◆ What the task asks
Your task is to transcribe all of the data below exactly, omitting the images.

━━━━━━━━━━━━━━━━━━━━

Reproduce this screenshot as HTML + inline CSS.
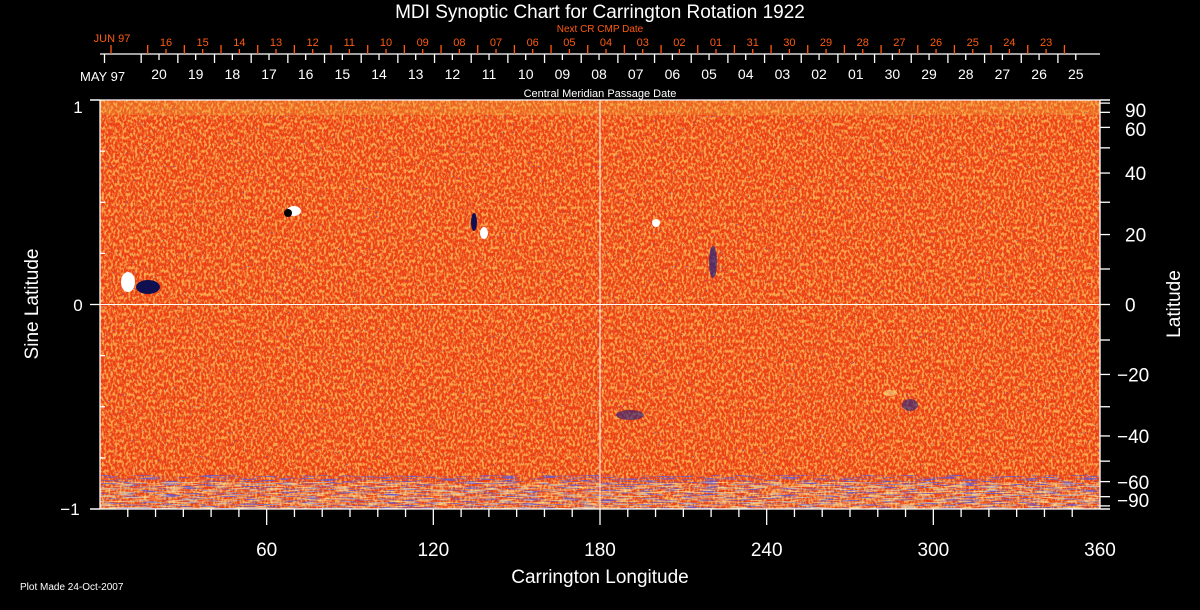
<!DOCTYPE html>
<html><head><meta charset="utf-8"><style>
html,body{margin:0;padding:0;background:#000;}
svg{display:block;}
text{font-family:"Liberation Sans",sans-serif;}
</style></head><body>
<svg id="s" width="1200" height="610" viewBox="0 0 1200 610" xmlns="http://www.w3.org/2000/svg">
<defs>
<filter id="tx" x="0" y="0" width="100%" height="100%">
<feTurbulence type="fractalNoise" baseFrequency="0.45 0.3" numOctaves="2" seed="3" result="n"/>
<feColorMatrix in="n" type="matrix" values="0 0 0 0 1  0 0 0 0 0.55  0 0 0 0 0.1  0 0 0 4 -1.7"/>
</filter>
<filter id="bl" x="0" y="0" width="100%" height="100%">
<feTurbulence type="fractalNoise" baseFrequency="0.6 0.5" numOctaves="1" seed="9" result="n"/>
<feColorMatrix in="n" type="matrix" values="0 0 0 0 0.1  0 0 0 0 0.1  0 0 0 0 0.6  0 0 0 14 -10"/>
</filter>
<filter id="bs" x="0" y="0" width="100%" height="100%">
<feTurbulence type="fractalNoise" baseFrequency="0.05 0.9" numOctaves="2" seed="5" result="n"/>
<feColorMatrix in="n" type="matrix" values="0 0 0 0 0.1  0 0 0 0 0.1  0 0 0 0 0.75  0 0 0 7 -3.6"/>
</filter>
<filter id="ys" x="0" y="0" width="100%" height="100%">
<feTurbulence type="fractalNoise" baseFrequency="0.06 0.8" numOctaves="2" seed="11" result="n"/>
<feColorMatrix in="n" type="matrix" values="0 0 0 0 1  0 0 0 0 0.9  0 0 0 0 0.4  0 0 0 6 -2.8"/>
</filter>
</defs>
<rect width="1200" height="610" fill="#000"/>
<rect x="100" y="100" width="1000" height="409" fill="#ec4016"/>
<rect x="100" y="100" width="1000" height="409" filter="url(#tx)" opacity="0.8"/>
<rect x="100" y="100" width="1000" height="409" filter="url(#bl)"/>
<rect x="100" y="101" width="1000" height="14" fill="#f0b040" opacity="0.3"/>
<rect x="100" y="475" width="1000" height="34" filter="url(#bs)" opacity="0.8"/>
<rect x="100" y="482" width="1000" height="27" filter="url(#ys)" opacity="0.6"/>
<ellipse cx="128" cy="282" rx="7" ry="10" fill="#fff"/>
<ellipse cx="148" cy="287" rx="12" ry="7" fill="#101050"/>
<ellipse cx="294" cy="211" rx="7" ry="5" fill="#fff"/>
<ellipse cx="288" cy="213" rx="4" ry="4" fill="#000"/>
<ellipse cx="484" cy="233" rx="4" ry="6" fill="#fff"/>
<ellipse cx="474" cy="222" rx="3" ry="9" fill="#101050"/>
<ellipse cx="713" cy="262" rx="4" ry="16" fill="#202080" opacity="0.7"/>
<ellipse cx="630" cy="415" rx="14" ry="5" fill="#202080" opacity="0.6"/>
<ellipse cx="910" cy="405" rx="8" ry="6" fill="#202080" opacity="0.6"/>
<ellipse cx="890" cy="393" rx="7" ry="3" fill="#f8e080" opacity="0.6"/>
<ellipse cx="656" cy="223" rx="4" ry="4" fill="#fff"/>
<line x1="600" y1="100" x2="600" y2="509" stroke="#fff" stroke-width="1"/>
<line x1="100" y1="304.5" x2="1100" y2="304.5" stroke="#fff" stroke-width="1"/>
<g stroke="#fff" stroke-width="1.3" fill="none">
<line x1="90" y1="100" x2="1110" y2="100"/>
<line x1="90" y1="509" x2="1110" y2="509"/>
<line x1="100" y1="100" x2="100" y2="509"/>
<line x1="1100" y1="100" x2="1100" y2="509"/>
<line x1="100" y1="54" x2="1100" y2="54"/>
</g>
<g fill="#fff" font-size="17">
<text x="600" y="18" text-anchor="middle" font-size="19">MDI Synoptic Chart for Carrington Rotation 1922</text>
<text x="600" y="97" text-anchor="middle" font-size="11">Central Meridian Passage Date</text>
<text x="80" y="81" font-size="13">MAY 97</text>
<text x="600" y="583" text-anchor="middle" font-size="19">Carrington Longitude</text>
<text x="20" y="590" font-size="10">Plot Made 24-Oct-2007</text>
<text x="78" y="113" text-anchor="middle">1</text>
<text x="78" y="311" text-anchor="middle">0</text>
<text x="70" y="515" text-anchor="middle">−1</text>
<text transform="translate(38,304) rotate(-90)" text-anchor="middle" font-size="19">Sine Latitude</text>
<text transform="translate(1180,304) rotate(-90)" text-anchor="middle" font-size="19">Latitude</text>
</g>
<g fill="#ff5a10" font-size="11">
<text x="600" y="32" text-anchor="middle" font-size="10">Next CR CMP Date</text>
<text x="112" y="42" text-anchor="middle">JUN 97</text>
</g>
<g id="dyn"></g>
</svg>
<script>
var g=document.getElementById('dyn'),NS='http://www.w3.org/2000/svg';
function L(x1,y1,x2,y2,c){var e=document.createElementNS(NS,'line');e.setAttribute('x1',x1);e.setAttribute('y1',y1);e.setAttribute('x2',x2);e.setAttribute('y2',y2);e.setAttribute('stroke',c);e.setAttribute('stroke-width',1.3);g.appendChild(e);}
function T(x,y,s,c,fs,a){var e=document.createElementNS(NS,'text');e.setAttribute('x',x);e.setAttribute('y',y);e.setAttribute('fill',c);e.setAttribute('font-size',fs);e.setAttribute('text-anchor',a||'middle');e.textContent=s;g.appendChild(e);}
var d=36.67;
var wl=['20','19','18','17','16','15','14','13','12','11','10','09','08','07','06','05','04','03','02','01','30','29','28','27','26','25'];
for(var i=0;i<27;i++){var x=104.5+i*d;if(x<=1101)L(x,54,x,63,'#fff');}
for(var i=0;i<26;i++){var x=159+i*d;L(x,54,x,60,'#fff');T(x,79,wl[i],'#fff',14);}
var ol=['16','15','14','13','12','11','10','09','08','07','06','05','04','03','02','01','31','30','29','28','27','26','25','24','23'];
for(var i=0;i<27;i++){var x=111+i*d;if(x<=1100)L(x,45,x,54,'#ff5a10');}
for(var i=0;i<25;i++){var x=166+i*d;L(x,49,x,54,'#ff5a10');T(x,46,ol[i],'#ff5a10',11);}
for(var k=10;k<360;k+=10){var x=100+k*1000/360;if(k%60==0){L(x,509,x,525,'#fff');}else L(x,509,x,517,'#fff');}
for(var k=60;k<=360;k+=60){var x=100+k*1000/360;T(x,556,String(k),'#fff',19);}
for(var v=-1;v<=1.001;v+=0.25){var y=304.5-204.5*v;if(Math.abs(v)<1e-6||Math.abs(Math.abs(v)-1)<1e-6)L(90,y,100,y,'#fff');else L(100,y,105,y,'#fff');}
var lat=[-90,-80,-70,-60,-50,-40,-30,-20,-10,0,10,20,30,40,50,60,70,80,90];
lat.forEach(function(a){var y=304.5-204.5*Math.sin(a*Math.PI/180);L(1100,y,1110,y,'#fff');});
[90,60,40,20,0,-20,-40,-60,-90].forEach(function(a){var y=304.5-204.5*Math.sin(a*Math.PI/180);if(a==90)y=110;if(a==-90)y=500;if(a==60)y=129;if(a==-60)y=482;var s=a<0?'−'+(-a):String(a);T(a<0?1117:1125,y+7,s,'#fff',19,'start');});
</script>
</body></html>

━━━━━━━━━━━━━━━━━━━━

◆ The solution
Reproduce this screenshot as HTML + inline CSS.
<!DOCTYPE html>
<html><head><meta charset="utf-8"><style>
html,body{margin:0;padding:0;background:#000;}
svg{display:block;}
text{font-family:"Liberation Sans",sans-serif;}
</style></head><body>
<svg id="s" width="1200" height="610" viewBox="0 0 1200 610" xmlns="http://www.w3.org/2000/svg">
<defs>
<filter id="tx" x="0" y="0" width="100%" height="100%">
<feTurbulence type="fractalNoise" baseFrequency="0.45 0.3" numOctaves="2" seed="3" result="n"/>
<feColorMatrix in="n" type="matrix" values="0 0 0 0 1  0 0 0 0 0.55  0 0 0 0 0.1  0 0 0 4 -1.7"/>
</filter>
<filter id="bl" x="0" y="0" width="100%" height="100%">
<feTurbulence type="fractalNoise" baseFrequency="0.6 0.5" numOctaves="1" seed="9" result="n"/>
<feColorMatrix in="n" type="matrix" values="0 0 0 0 0.1  0 0 0 0 0.1  0 0 0 0 0.6  0 0 0 14 -10"/>
</filter>
<filter id="bs" x="0" y="0" width="100%" height="100%">
<feTurbulence type="fractalNoise" baseFrequency="0.05 0.9" numOctaves="2" seed="5" result="n"/>
<feColorMatrix in="n" type="matrix" values="0 0 0 0 0.1  0 0 0 0 0.1  0 0 0 0 0.75  0 0 0 7 -3.6"/>
</filter>
<filter id="ys" x="0" y="0" width="100%" height="100%">
<feTurbulence type="fractalNoise" baseFrequency="0.06 0.8" numOctaves="2" seed="11" result="n"/>
<feColorMatrix in="n" type="matrix" values="0 0 0 0 1  0 0 0 0 0.9  0 0 0 0 0.4  0 0 0 6 -2.8"/>
</filter>
</defs>
<rect width="1200" height="610" fill="#000"/>
<rect x="100" y="100" width="1000" height="409" fill="#ec4016"/>
<rect x="100" y="100" width="1000" height="409" filter="url(#tx)" opacity="0.8"/>
<rect x="100" y="100" width="1000" height="409" filter="url(#bl)"/>
<rect x="100" y="101" width="1000" height="14" fill="#f0b040" opacity="0.3"/>
<rect x="100" y="475" width="1000" height="34" filter="url(#bs)" opacity="0.8"/>
<rect x="100" y="482" width="1000" height="27" filter="url(#ys)" opacity="0.6"/>
<ellipse cx="128" cy="282" rx="7" ry="10" fill="#fff"/>
<ellipse cx="148" cy="287" rx="12" ry="7" fill="#101050"/>
<ellipse cx="294" cy="211" rx="7" ry="5" fill="#fff"/>
<ellipse cx="288" cy="213" rx="4" ry="4" fill="#000"/>
<ellipse cx="484" cy="233" rx="4" ry="6" fill="#fff"/>
<ellipse cx="474" cy="222" rx="3" ry="9" fill="#101050"/>
<ellipse cx="713" cy="262" rx="4" ry="16" fill="#202080" opacity="0.7"/>
<ellipse cx="630" cy="415" rx="14" ry="5" fill="#202080" opacity="0.6"/>
<ellipse cx="910" cy="405" rx="8" ry="6" fill="#202080" opacity="0.6"/>
<ellipse cx="890" cy="393" rx="7" ry="3" fill="#f8e080" opacity="0.6"/>
<ellipse cx="656" cy="223" rx="4" ry="4" fill="#fff"/>
<line x1="600" y1="100" x2="600" y2="509" stroke="#fff" stroke-width="1"/>
<line x1="100" y1="304.5" x2="1100" y2="304.5" stroke="#fff" stroke-width="1"/>
<g stroke="#fff" stroke-width="1.3" fill="none">
<line x1="90" y1="100" x2="1110" y2="100"/>
<line x1="90" y1="509" x2="1110" y2="509"/>
<line x1="100" y1="100" x2="100" y2="509"/>
<line x1="1100" y1="100" x2="1100" y2="509"/>
<line x1="100" y1="54" x2="1100" y2="54"/>
</g>
<g fill="#fff" font-size="17">
<text x="600" y="18" text-anchor="middle" font-size="19">MDI Synoptic Chart for Carrington Rotation 1922</text>
<text x="600" y="97" text-anchor="middle" font-size="11">Central Meridian Passage Date</text>
<text x="80" y="81" font-size="13">MAY 97</text>
<text x="600" y="583" text-anchor="middle" font-size="19">Carrington Longitude</text>
<text x="20" y="590" font-size="10">Plot Made 24-Oct-2007</text>
<text x="78" y="113" text-anchor="middle">1</text>
<text x="78" y="311" text-anchor="middle">0</text>
<text x="70" y="515" text-anchor="middle">−1</text>
<text transform="translate(38,304) rotate(-90)" text-anchor="middle" font-size="19">Sine Latitude</text>
<text transform="translate(1180,304) rotate(-90)" text-anchor="middle" font-size="19">Latitude</text>
</g>
<g fill="#ff5a10" font-size="11">
<text x="600" y="32" text-anchor="middle" font-size="10">Next CR CMP Date</text>
<text x="112" y="42" text-anchor="middle">JUN 97</text>
</g>
<g id="dyn"></g>
</svg>
<script>
var g=document.getElementById('dyn'),NS='http://www.w3.org/2000/svg';
function L(x1,y1,x2,y2,c){var e=document.createElementNS(NS,'line');e.setAttribute('x1',x1);e.setAttribute('y1',y1);e.setAttribute('x2',x2);e.setAttribute('y2',y2);e.setAttribute('stroke',c);e.setAttribute('stroke-width',1.3);g.appendChild(e);}
function T(x,y,s,c,fs,a){var e=document.createElementNS(NS,'text');e.setAttribute('x',x);e.setAttribute('y',y);e.setAttribute('fill',c);e.setAttribute('font-size',fs);e.setAttribute('text-anchor',a||'middle');e.textContent=s;g.appendChild(e);}
var d=36.67;
var wl=['20','19','18','17','16','15','14','13','12','11','10','09','08','07','06','05','04','03','02','01','30','29','28','27','26','25'];
for(var i=0;i<27;i++){var x=104.5+i*d;if(x<=1101)L(x,54,x,63,'#fff');}
for(var i=0;i<26;i++){var x=159+i*d;L(x,54,x,60,'#fff');T(x,79,wl[i],'#fff',14);}
var ol=['16','15','14','13','12','11','10','09','08','07','06','05','04','03','02','01','31','30','29','28','27','26','25','24','23'];
for(var i=0;i<27;i++){var x=111+i*d;if(x<=1100)L(x,45,x,54,'#ff5a10');}
for(var i=0;i<25;i++){var x=166+i*d;L(x,49,x,54,'#ff5a10');T(x,46,ol[i],'#ff5a10',11);}
for(var k=10;k<360;k+=10){var x=100+k*1000/360;if(k%60==0){L(x,509,x,525,'#fff');}else L(x,509,x,517,'#fff');}
for(var k=60;k<=360;k+=60){var x=100+k*1000/360;T(x,556,String(k),'#fff',19);}
for(var v=-1;v<=1.001;v+=0.25){var y=304.5-204.5*v;if(Math.abs(v)<1e-6||Math.abs(Math.abs(v)-1)<1e-6)L(90,y,100,y,'#fff');else L(100,y,105,y,'#fff');}
var lat=[-90,-80,-70,-60,-50,-40,-30,-20,-10,0,10,20,30,40,50,60,70,80,90];
lat.forEach(function(a){var y=304.5-204.5*Math.sin(a*Math.PI/180);L(1100,y,1110,y,'#fff');});
[90,60,40,20,0,-20,-40,-60,-90].forEach(function(a){var y=304.5-204.5*Math.sin(a*Math.PI/180);if(a==90)y=110;if(a==-90)y=500;if(a==60)y=129;if(a==-60)y=482;var s=a<0?'−'+(-a):String(a);T(a<0?1117:1125,y+7,s,'#fff',19,'start');});
</script>
</body></html>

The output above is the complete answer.